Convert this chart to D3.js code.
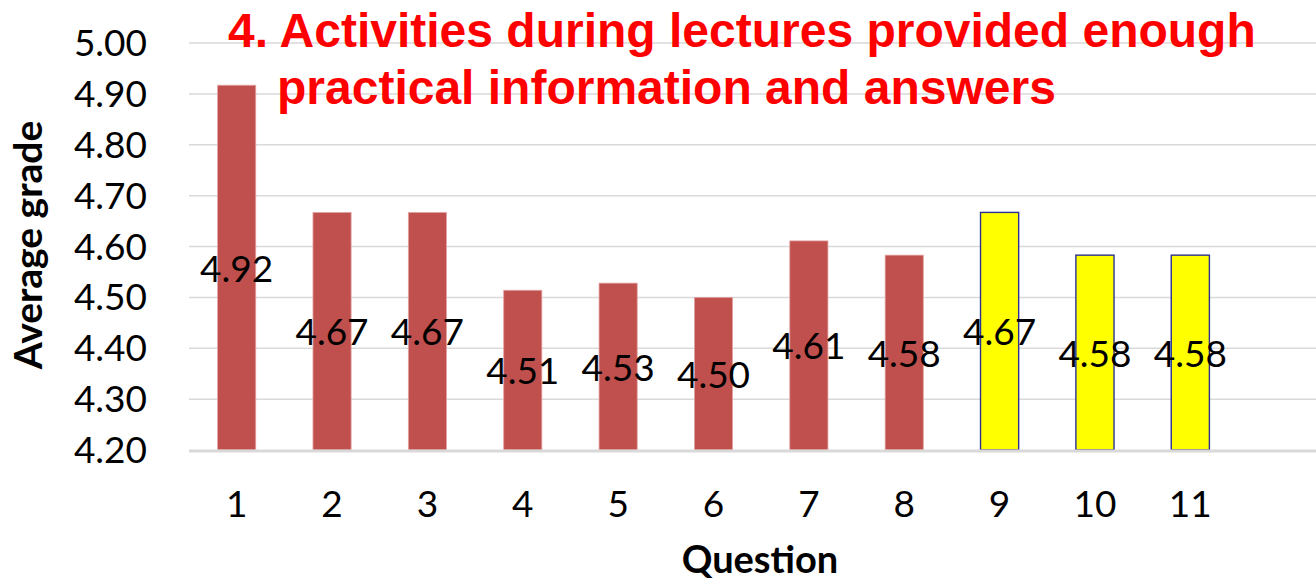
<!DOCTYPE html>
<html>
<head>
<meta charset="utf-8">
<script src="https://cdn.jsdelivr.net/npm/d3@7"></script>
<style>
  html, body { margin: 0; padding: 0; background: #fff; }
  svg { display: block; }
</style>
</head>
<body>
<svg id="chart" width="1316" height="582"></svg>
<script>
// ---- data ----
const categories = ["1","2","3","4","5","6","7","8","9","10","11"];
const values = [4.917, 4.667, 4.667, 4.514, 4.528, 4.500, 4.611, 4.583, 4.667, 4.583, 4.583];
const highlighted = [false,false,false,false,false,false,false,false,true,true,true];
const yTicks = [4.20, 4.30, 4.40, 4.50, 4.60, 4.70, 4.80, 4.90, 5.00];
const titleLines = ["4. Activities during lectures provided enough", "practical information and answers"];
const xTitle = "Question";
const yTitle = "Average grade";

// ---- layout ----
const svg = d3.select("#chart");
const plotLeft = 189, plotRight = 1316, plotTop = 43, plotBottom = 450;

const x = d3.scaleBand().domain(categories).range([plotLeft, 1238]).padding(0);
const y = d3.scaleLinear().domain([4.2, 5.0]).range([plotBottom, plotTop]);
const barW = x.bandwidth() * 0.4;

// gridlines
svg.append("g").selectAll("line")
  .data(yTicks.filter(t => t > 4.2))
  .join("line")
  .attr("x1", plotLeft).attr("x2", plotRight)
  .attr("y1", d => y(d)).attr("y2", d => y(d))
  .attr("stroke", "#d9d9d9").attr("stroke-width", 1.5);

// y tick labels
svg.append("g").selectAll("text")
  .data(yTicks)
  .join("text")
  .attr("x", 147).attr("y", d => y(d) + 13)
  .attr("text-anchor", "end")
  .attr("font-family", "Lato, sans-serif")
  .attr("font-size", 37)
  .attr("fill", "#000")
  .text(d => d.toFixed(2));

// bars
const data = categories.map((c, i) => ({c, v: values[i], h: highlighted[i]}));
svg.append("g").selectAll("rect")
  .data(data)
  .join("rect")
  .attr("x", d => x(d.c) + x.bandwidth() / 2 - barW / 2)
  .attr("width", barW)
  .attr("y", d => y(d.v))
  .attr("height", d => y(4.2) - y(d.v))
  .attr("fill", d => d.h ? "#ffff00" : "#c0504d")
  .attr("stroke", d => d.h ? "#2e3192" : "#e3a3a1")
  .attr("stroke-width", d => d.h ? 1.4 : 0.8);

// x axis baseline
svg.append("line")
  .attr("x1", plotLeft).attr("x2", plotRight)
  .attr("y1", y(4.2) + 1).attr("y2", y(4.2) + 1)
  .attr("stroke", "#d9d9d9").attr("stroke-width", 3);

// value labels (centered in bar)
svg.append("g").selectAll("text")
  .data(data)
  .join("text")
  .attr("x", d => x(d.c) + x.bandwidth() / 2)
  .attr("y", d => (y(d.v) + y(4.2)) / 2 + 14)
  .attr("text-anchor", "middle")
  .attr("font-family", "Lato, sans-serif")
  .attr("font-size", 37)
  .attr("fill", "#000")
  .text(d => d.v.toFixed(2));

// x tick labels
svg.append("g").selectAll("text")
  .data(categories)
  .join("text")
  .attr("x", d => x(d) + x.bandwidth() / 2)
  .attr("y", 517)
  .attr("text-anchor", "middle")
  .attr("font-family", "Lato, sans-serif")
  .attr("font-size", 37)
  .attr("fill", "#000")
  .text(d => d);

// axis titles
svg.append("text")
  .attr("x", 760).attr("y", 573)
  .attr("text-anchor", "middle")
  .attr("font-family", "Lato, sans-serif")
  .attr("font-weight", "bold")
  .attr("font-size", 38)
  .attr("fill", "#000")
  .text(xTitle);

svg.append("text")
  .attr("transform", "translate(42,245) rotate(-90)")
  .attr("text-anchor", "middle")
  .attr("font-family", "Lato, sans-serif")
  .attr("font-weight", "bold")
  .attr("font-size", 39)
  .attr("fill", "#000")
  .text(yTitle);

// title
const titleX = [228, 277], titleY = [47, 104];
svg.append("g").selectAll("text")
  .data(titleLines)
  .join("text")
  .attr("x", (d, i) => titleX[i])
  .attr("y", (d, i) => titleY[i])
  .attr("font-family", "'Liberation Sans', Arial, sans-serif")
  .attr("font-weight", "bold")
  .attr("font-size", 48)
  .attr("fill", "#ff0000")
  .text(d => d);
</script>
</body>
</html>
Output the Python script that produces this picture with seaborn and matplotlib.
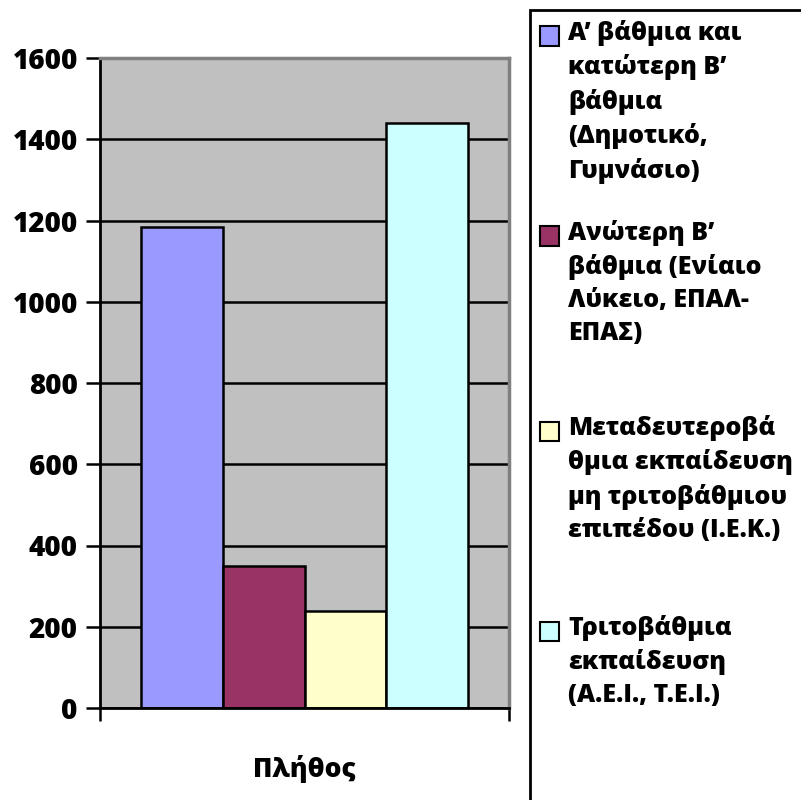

Job: Set down the material above as is, without any pictures.

Output below:
Convert this chart to D3.js code.
<!DOCTYPE html>
<html>
<head>
<meta charset="utf-8">
<script src="https://cdn.jsdelivr.net/npm/d3@7"></script>
<style>
  html, body { margin: 0; padding: 0; background: #fff; }
  svg { display: block; }
</style>
</head>
<body>
<svg id="chart" width="1316" height="582"></svg>
<script>
// ---- data ----
const categories = ["1","2","3","4","5","6","7","8","9","10","11"];
const values = [4.917, 4.667, 4.667, 4.514, 4.528, 4.500, 4.611, 4.583, 4.667, 4.583, 4.583];
const highlighted = [false,false,false,false,false,false,false,false,true,true,true];
const yTicks = [4.20, 4.30, 4.40, 4.50, 4.60, 4.70, 4.80, 4.90, 5.00];
const titleLines = ["4. Activities during lectures provided enough", "practical information and answers"];
const xTitle = "Question";
const yTitle = "Average grade";

// ---- layout ----
const svg = d3.select("#chart");
const plotLeft = 189, plotRight = 1316, plotTop = 43, plotBottom = 450;

const x = d3.scaleBand().domain(categories).range([plotLeft, 1238]).padding(0);
const y = d3.scaleLinear().domain([4.2, 5.0]).range([plotBottom, plotTop]);
const barW = x.bandwidth() * 0.4;

// gridlines
svg.append("g").selectAll("line")
  .data(yTicks.filter(t => t > 4.2))
  .join("line")
  .attr("x1", plotLeft).attr("x2", plotRight)
  .attr("y1", d => y(d)).attr("y2", d => y(d))
  .attr("stroke", "#d9d9d9").attr("stroke-width", 1.5);

// y tick labels
svg.append("g").selectAll("text")
  .data(yTicks)
  .join("text")
  .attr("x", 147).attr("y", d => y(d) + 13)
  .attr("text-anchor", "end")
  .attr("font-family", "Lato, sans-serif")
  .attr("font-size", 37)
  .attr("fill", "#000")
  .text(d => d.toFixed(2));

// bars
const data = categories.map((c, i) => ({c, v: values[i], h: highlighted[i]}));
svg.append("g").selectAll("rect")
  .data(data)
  .join("rect")
  .attr("x", d => x(d.c) + x.bandwidth() / 2 - barW / 2)
  .attr("width", barW)
  .attr("y", d => y(d.v))
  .attr("height", d => y(4.2) - y(d.v))
  .attr("fill", d => d.h ? "#ffff00" : "#c0504d")
  .attr("stroke", d => d.h ? "#2e3192" : "#e3a3a1")
  .attr("stroke-width", d => d.h ? 1.4 : 0.8);

// x axis baseline
svg.append("line")
  .attr("x1", plotLeft).attr("x2", plotRight)
  .attr("y1", y(4.2) + 1).attr("y2", y(4.2) + 1)
  .attr("stroke", "#d9d9d9").attr("stroke-width", 3);

// value labels (centered in bar)
svg.append("g").selectAll("text")
  .data(data)
  .join("text")
  .attr("x", d => x(d.c) + x.bandwidth() / 2)
  .attr("y", d => (y(d.v) + y(4.2)) / 2 + 14)
  .attr("text-anchor", "middle")
  .attr("font-family", "Lato, sans-serif")
  .attr("font-size", 37)
  .attr("fill", "#000")
  .text(d => d.v.toFixed(2));

// x tick labels
svg.append("g").selectAll("text")
  .data(categories)
  .join("text")
  .attr("x", d => x(d) + x.bandwidth() / 2)
  .attr("y", 517)
  .attr("text-anchor", "middle")
  .attr("font-family", "Lato, sans-serif")
  .attr("font-size", 37)
  .attr("fill", "#000")
  .text(d => d);

// axis titles
svg.append("text")
  .attr("x", 760).attr("y", 573)
  .attr("text-anchor", "middle")
  .attr("font-family", "Lato, sans-serif")
  .attr("font-weight", "bold")
  .attr("font-size", 38)
  .attr("fill", "#000")
  .text(xTitle);

svg.append("text")
  .attr("transform", "translate(42,245) rotate(-90)")
  .attr("text-anchor", "middle")
  .attr("font-family", "Lato, sans-serif")
  .attr("font-weight", "bold")
  .attr("font-size", 39)
  .attr("fill", "#000")
  .text(yTitle);

// title
const titleX = [228, 277], titleY = [47, 104];
svg.append("g").selectAll("text")
  .data(titleLines)
  .join("text")
  .attr("x", (d, i) => titleX[i])
  .attr("y", (d, i) => titleY[i])
  .attr("font-family", "'Liberation Sans', Arial, sans-serif")
  .attr("font-weight", "bold")
  .attr("font-size", 48)
  .attr("fill", "#ff0000")
  .text(d => d);
</script>
</body>
</html>
Output the Python script that produces this picture with seaborn and matplotlib.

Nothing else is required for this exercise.